Having experienced that a few times, what is that like, to take a team all the way to the brink, but to fall in the last game? It is this great accomplishment to get to the championship game, but it is a disappointment when you don’t win it. What do you say to a team afterwards?

As I say to all our teams, you’re never judged in one game; you never should be. You’re judged by the body of your work…As players, you want to be judged by the body of your work, not just one game. If you get to that point and lose, you want to make sure that the players understand that. That everything they put in and all they did accomplish, so they leave that particular year and season on a high note. But it would be nice to be on the other end and say, ‘hey, you’ve got some nice hardware to show for it in the final game.’

How would you describe your Bryant teams?

We’re getting back to playing a very up-tempo, very exciting style. I think this year fortunately we’ve got some depth. We’ve got some middies in numbers now. We’ve got some additional D guys, some additional attackman. We return one of the best faceoff guys in Division II, who blew out his knee a year ago.

With that year under our belt, the kids know what’s expected. They know how we want to practice. You don’t have to coach every little thing. The leadership is in place. So from that point of view, everything was so new last year, for them, for me. With an exciting year under out belt, that part of it is behind us, and now the cohesion, and the direction, the goals, the expectations, the directives are all in place, and we’re all on the same page as we strive to get there.

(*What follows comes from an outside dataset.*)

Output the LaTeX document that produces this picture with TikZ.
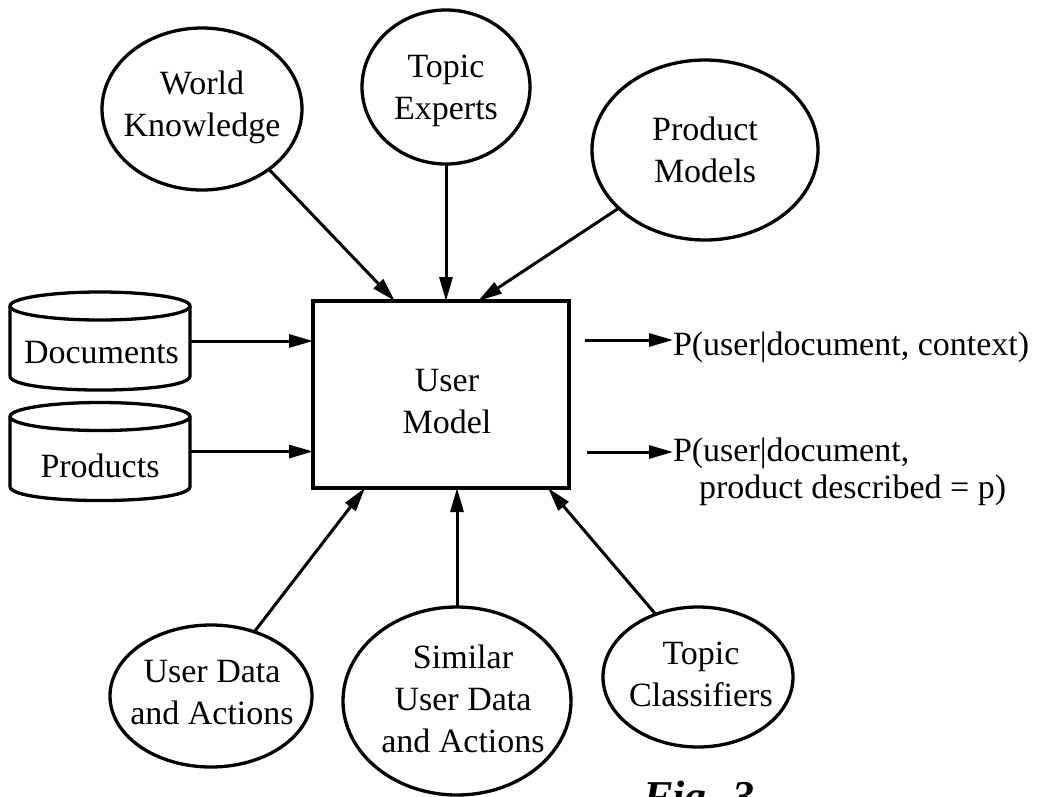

You come in with a resume that shows success in DI, success in DIII, last year you came in and had a solid, winning season. Is there a little extra pressure on you this year to do that again, and to make this team more and more competitive every time you put them on the field?

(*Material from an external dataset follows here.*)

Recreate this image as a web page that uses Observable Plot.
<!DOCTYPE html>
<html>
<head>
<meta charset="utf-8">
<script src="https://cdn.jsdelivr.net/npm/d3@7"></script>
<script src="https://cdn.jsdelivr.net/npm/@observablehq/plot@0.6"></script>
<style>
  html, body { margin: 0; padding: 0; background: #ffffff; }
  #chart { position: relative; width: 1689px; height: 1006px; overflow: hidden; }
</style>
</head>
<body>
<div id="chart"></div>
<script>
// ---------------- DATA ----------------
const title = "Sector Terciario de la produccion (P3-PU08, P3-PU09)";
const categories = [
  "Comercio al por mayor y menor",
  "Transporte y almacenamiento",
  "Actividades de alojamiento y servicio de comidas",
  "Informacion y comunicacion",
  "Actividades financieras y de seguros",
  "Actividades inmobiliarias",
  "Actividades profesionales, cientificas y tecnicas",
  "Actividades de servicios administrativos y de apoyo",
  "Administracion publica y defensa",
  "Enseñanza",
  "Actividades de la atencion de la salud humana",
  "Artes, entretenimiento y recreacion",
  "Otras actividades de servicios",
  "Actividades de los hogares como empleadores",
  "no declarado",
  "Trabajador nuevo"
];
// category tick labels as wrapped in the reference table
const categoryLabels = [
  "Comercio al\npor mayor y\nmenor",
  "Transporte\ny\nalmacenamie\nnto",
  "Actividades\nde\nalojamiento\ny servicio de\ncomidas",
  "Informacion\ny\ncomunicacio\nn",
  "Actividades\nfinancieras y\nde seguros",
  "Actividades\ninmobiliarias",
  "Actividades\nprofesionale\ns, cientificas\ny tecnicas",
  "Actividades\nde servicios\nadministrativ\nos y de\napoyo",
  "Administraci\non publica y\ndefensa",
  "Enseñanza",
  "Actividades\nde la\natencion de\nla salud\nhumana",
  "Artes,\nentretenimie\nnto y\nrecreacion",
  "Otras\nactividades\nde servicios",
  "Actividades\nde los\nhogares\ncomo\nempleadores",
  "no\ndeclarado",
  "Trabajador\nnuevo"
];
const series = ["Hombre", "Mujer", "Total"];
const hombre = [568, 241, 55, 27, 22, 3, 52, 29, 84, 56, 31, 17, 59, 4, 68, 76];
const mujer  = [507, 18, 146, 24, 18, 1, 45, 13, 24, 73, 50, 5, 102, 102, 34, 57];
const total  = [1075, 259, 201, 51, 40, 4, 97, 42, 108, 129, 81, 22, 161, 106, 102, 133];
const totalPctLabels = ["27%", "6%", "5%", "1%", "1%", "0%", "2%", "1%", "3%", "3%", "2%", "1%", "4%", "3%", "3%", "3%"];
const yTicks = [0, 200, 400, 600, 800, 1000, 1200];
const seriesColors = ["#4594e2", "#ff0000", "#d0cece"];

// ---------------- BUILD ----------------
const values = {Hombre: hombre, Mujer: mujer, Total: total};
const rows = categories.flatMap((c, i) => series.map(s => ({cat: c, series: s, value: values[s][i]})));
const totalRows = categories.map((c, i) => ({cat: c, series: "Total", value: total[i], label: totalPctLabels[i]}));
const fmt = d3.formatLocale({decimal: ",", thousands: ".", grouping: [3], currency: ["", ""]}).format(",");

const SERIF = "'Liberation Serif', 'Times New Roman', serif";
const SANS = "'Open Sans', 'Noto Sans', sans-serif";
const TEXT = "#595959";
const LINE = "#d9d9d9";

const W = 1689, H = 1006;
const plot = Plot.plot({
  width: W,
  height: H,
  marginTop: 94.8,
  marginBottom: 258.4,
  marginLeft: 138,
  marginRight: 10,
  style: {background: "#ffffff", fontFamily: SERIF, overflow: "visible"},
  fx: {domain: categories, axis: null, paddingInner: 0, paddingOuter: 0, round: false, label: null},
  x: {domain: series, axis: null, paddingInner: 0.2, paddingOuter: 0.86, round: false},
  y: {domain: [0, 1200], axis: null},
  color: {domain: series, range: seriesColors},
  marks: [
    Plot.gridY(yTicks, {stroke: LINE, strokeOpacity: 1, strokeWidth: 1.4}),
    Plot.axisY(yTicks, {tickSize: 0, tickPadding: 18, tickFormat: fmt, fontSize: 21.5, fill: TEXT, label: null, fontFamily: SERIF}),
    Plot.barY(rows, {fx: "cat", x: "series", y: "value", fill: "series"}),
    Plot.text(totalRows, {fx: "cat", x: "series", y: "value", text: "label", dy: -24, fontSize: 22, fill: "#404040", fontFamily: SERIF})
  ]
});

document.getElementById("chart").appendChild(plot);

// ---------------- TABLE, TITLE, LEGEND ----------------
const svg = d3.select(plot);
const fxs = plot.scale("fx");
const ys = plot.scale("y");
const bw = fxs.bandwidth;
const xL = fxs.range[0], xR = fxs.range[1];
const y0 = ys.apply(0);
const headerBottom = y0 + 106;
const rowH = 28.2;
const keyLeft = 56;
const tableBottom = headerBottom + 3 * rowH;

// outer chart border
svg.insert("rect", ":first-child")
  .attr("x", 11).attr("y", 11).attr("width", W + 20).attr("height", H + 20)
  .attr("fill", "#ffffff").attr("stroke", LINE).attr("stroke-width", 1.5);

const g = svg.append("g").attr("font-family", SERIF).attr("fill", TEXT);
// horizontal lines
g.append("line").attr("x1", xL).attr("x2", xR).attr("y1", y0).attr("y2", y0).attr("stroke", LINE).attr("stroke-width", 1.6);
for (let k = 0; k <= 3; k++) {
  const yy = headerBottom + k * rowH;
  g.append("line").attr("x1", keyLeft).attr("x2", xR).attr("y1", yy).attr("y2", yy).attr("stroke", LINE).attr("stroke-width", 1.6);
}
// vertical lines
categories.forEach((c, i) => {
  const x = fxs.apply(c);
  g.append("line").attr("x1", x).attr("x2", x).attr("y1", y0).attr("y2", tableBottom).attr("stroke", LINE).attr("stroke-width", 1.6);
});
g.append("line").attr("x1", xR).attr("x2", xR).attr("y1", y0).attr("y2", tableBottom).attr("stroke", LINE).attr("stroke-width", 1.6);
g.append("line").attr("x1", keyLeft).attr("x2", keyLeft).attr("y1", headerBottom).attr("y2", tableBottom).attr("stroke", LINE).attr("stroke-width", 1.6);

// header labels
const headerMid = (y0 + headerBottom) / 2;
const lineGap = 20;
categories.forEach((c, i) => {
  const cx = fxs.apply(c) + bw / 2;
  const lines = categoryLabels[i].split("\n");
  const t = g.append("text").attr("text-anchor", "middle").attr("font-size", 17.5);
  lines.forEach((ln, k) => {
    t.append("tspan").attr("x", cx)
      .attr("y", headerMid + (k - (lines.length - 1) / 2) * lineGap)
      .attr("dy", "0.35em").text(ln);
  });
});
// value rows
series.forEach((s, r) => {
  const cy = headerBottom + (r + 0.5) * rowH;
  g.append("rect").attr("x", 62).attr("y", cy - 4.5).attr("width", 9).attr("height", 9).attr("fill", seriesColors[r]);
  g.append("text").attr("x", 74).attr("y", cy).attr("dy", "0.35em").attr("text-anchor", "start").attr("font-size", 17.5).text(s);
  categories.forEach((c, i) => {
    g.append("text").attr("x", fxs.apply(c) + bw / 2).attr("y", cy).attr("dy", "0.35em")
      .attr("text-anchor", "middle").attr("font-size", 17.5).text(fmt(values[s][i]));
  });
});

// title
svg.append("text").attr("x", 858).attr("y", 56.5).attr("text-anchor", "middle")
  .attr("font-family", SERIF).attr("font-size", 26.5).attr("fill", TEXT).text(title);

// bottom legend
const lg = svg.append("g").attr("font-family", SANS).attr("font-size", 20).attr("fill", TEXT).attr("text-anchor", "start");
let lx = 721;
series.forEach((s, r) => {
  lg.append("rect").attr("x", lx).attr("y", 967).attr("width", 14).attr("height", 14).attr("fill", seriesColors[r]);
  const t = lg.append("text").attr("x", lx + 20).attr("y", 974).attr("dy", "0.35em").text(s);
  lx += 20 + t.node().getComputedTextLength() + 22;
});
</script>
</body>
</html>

I think there’s internal pressure. You look at the facts: we lost one senior. That’s an amazing thing. I’ve never heard in the sport of lacrosse where you graduate one senior and one senior only, a great one in All-American Bryan Molk, but we return the entire team plus 22 freshmen.

Do you have any expectations or a way you are gauging this season?

We expect to be very competitive, much more competitive. Last year we went into the season with no expectations. Early on, I didn’t think we would win a game. I had no idea about Division II; I had no feel for this team. Sure enough, we lose two in a row, and then we went on to win nine in a row and beat Le Moyne, won the regular season NE-10 title, and that was so rewarding. Obviously you go from no expectations, to you lose one senior, you got a hell of a schedule again, you know the bar’s been raised, Certainly there expectations are higher, and that is coming from us and us alone.

How would you describe your coaching style, or the attitude you take to a program?

I would hope to be very professional with the players. We treat them very well; we treat them like grown men. We provide them all the means necessary for them to be successful. We care about our players other than being players. We care about them as students. We help them be successful once they leave Bryant. We care. It’s not a four-year commitment; it’s a 40-year one. We conduct ourselves as gentlemen. I think that starts at the top down. I think I’m brutally honest, truthful to a fault. I think young men who are serious players want that in a coach. I think we communicate. There’s no rock unturned here so to speak. The kids know what’s expected, there’s no loose ends. I think it goes back to the Division I model, a level of professionalism. We treat them like pros, and we expect them to go about their studies that way, to act that way and certainly play that way.

Any secrets to staying warm standing on a New England sideline?

The emotion, the adrenaline keeps me warm, that, and a couple jackets, and some long underwear. The Old Coach is doing fine.